Stepping away from the treadmill: a month of get-togethers

>Note: As I transferred my blog I lost all the photos in this post. I’ll try and get them back up at some point.

no more hustling: a month of get togethers

no more hustling: a month of get togethers

It's been a month of get-togethers and kid-fun!  Carlos and I have been thrilled with the chance to step away from work and reconnect with our kids, friends, and family. We visited Carlos's second mom Alejandra in Cabo.  

Back story: Carlos grew up in a family of 9 kids out on a ranch, far from schools. His mom sent him to live with her friend in the city of Cabo San Lucas so he could get an education when he entered first grade. What a heart-wrenching decision! Funny story: Carlos hated it at first. At one point he sneaked out of Alejandra's house and started running back home. Through the desert, by himself. He made it about ten miles, to a ranch along the way, whose residents he knew. The police were there waiting for him. Alejandra had called them and they knew which path he'd have taken. The police took him back to Alejandra's. Cue muted trumpet sound: wah wah.

Leon's first birthday party

Leon turned five this year, and we threw him a party for the first time. When he was really little, it just seemed silly to throw him a party when he wouldn't know what was going on and since he didn't have friends. By the time he was 3, I had four kids under 3, and again when he was 4, I had four kids under 4, and it was all I could do to feed them dinner and dress them every day. Parties were out of the question. But this year, Leon's been asking about his party for months. He finally gets what all the commotion is about. He talked about how he wanted a cake and a piñata. We kept it small: just his 2 best friends and 2 of his cousins. We all had a blast. It was perfect.

Piñata's are really popular in Mexico, and there is a method to the madness. There is someone holding the other end of the rope that's attached to the piñata who jerks it around and makes it just the right level of hard. The kids go in order from youngest to oldest, and everyone sings a song that marks how long the turns are. Here's the song:

"Dale, dale, dale! No pierdes el ritmo!  Porque si lo pierdes, pierdes el camino! Una, Dos, Tres!"

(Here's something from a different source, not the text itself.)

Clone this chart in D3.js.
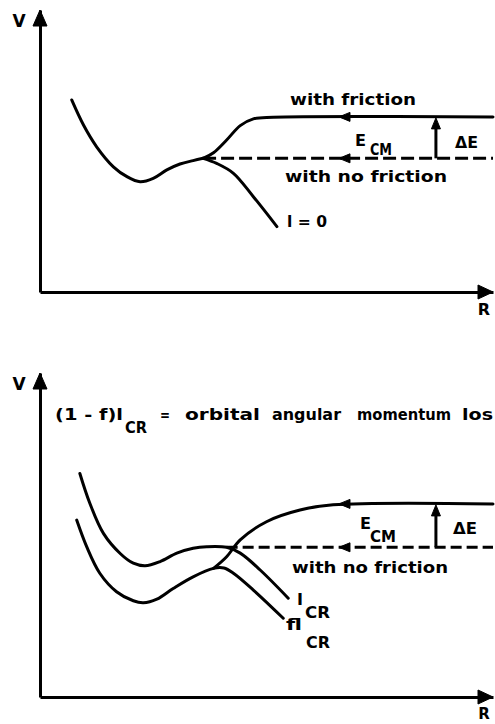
<!DOCTYPE html>
<html>
<head>
<meta charset="utf-8">
<script src="https://cdn.jsdelivr.net/npm/d3@7"></script>
<style>
  html, body { margin: 0; padding: 0; background: #fff; }
  svg { display: block; }
  text { font-family: "DejaVu Sans", sans-serif; font-weight: bold; fill: #000; }
</style>
</head>
<body>
<svg id="chart" width="495" height="724"></svg>
<script>
// Potential V(R) sketches, R and V in arbitrary units (0..100)

// --- upper diagram: l = 0 ---
const topWell = [[7.0, 68.1], [9.6, 59.2], [12.5, 51.5], [16.2, 44.4], [19.2, 40.9], [22.1, 39.1],
                 [25.0, 40.3], [28.0, 43.3], [30.9, 45.4], [33.8, 46.6], [36.0, 47.4]];
const topFriction = [[36.0, 47.4], [38.3, 49.4], [41.2, 53.9], [44.2, 59.0], [47.1, 61.4], [51.5, 62.0], [100, 62.1]];
const topNoFrictionLevel = 47.4;
const topNoFrictionStart = 36.0;
const topL0 = [[36.0, 47.4], [39.0, 45.6], [42.7, 42.1], [47.1, 33.8], [52.3, 23.2]];

// --- lower diagram: l_CR and f·l_CR ---
const botLcr = [[8.8, 69.0], [11.0, 59.8], [14.0, 50.5], [17.7, 44.3], [20.6, 41.3], [23.2, 40.5],
                [26.5, 41.8], [30.2, 44.4], [33.8, 45.9], [36.8, 46.4], [41.2, 46.2], [44.2, 44.4],
                [48.6, 39.2], [54.8, 30.5]];
const botFlcr = [[8.1, 54.6], [10.3, 46.4], [13.2, 38.2], [16.9, 32.5], [20.6, 29.7], [22.8, 29.1],
                 [25.8, 30.2], [29.4, 33.5], [33.8, 37.1], [38.3, 39.7], [40.6, 39.8], [42.7, 38.2],
                 [47.1, 33.0], [53.7, 24.3]];
const botFriction = [[38.3, 39.7], [41.2, 43.3], [44.2, 48.5], [50.0, 54.1], [57.4, 57.7], [64.7, 59.3], [100, 59.6]];
const botNoFrictionLevel = 46.2;
const botNoFrictionStart = 41.2;

// arrow positions along R
const energyArrowR = 66.0;   // E_CM direction arrows (pointing to smaller R)
const deltaEArrowR = 87.4;   // ΔE arrow between the two asymptotic levels

const svg = d3.select("#chart");

const x = d3.scaleLinear().domain([0, 100]).range([40, 493]);

const panels = [
  {
    y: d3.scaleLinear().domain([0, 100]).range([292, 10]),
    well: [topWell, topL0],
    friction: topFriction,
    level: topNoFrictionLevel,
    levelStart: topNoFrictionStart,
    dash: "13,5"
  },
  {
    y: d3.scaleLinear().domain([0, 100]).range([697, 373]),
    well: [botLcr, botFlcr],
    friction: botFriction,
    level: botNoFrictionLevel,
    levelStart: botNoFrictionStart,
    dash: "11,5"
  }
];

function arrowHead(g, tx, ty, dir, len, half) {
  // dir: "up" | "left" | "right"
  const p = d3.path();
  if (dir === "up") {
    p.moveTo(tx, ty); p.lineTo(tx - half, ty + len); p.lineTo(tx + half, ty + len);
  } else if (dir === "left") {
    p.moveTo(tx, ty); p.lineTo(tx + len, ty - half); p.lineTo(tx + len, ty + half);
  } else {
    p.moveTo(tx, ty); p.lineTo(tx - len, ty - half); p.lineTo(tx - len, ty + half);
  }
  p.closePath();
  g.append("path").attr("d", p.toString()).attr("fill", "#000").attr("stroke", "#000")
    .attr("stroke-width", 1).attr("stroke-linejoin", "round");
}

panels.forEach(P => {
  const g = svg.append("g");
  const y = P.y;

  // axes (no ticks), thick lines with arrowheads
  const ax = g.append("g").attr("transform", `translate(0,${y(0)})`)
    .call(d3.axisBottom(x).ticks(0).tickSizeOuter(0));
  const ay = g.append("g").attr("transform", `translate(${x(0)},0)`)
    .call(d3.axisLeft(y).ticks(0).tickSizeOuter(0));
  [ax, ay].forEach(a => a.select(".domain").attr("stroke", "#000").attr("stroke-width", 3));
  arrowHead(g, x(0), y(100), "up", 16, 7);
  arrowHead(g, x(100), y(0), "right", 15, 7);

  const line = d3.line().x(d => x(d[0])).y(d => y(d[1])).curve(d3.curveCatmullRom.alpha(0.5));

  P.well.concat([P.friction]).forEach(s => {
    g.append("path").attr("d", line(s)).attr("fill", "none").attr("stroke", "#000")
      .attr("stroke-width", 3).attr("stroke-linecap", "round").attr("stroke-linejoin", "round");
  });

  // no-friction asymptotic level (dashed)
  g.append("line")
    .attr("x1", x(P.levelStart)).attr("x2", x(100))
    .attr("y1", y(P.level)).attr("y2", y(P.level))
    .attr("stroke", "#000").attr("stroke-width", 3).attr("stroke-dasharray", P.dash);

  // direction arrows on both levels
  const fLevel = P.friction[P.friction.length - 1][1];
  arrowHead(g, x(energyArrowR), y(fLevel), "left", 11, 4.5);
  arrowHead(g, x(energyArrowR), y(P.level), "left", 11, 4.5);

  // ΔE arrow
  g.append("line")
    .attr("x1", x(deltaEArrowR)).attr("x2", x(deltaEArrowR))
    .attr("y1", y(P.level)).attr("y2", y(fLevel) + 8)
    .attr("stroke", "#000").attr("stroke-width", 3);
  arrowHead(g, x(deltaEArrowR), y(fLevel) + 1, "up", 11, 4.5);
});

// ---- labels ----
function label(txt, px, py, size, len, anchor) {
  const t = svg.append("text").attr("x", px).attr("y", py).attr("font-size", size).text(txt);
  if (len) t.attr("textLength", len).attr("lengthAdjust", "spacingAndGlyphs");
  if (anchor) t.attr("text-anchor", anchor);
  return t;
}

// upper diagram
label("V", 19, 27, 17, null, "middle");
label("R", 484, 315, 16, null, "middle");
label("with friction", 290, 105, 16, 126);
label("E", 355, 146, 16, 11);
label("CM", 370, 155, 16, 22);
label("ΔE", 455, 148, 16, 23);
label("with no friction", 285, 182, 16, 162);
label("l = 0", 287, 227, 16, 40);

// lower diagram
label("V", 19, 390, 17, null, "middle");
label("R", 484, 719, 15, null, "middle");
label("(1 - f)l", 55, 420, 16, 68);
label("CR", 125, 433, 16, 22);
label("=", 160, 420, 16, 10);
label("orbital", 185, 420, 16, 75);
label("angular", 272, 420, 16, 69);
label("momentum", 357, 420, 16, 94);
label("los", 462, 420, 16, 31);
label("E", 360, 529, 16, 11);
label("CM", 370, 542, 16, 26);
label("ΔE", 453, 534, 16, 24);
label("with no friction", 292, 573, 16, 156);
label("l", 297, 605, 15, 6);
label("CR", 305, 618, 16, 25);
label("fl", 286, 630, 15, 16);
label("CR", 306, 648, 16, 24);
</script>
</body>
</html>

On "Tres" the adult working the rope yanks the piñata up out of reach and the stick gets passed to the next kid. The song translates to "Hit it, hit it, hit it! Don't lose the beat! Because if you lose it, you'll lose the way! One, Two, Three!"

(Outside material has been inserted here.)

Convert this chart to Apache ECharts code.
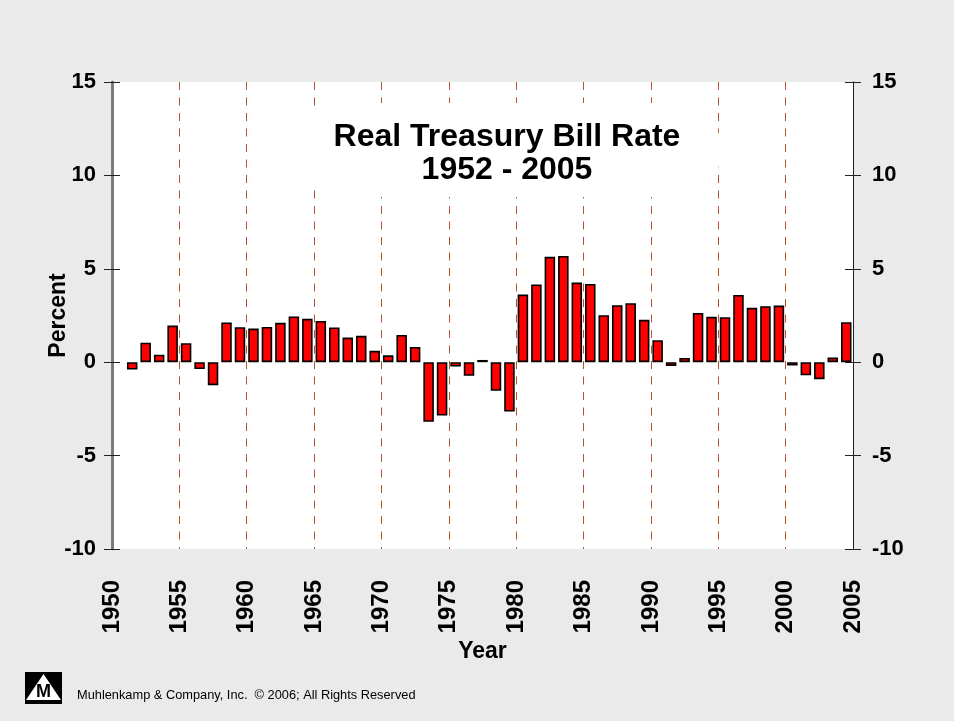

We served ceviche, the Baja favorite for outdoor parties. Then it was time for cake. As I brought it out, Leon whispered excitedly, "Yo lo voy a apagar", ("I'm going to blow it out"). Sweetie! He knew after watching the ritual countless times at others' parties, that this time it was his turn.

A friend's birthday Party

The following day we were invited to another little boy's party. Carlos had a date with his brother to go fishing, so I went alone with the boys. After checking to make sure they had a fenced-in yard (because, you know, my kids!), we went ahead. They had a bouncy castle!

Carlos called me from the boat when they were ready to land, and we met him at the beach to watch them come in.

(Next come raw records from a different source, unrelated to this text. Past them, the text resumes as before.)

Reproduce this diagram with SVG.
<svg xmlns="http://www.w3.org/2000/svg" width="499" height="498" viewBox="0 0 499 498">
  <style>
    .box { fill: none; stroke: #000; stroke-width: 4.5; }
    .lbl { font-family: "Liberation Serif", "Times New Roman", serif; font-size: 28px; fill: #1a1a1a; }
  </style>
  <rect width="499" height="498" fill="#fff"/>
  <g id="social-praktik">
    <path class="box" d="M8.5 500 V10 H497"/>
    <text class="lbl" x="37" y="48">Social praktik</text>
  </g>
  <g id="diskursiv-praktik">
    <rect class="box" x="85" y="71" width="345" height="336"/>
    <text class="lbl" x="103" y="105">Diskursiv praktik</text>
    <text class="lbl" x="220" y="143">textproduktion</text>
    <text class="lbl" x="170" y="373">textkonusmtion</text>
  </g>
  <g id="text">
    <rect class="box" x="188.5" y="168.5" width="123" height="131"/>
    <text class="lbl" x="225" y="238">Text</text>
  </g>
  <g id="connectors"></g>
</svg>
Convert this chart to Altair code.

When the bring the boats in, they just drive as fast as they can up onto the beach, timing it perfectly with an incoming wave. From there, they use a truck and a rope to pull it up to the trailer. We brought the catch back to Carlos's sister's house, where they cleaned, filleted, and fried it over an open flame in the outdoor kitchen.

Now Christmas

All that, and it's not even Christmas yet!  Enjoy your friends and family this holiday! Sing a Christmas carol!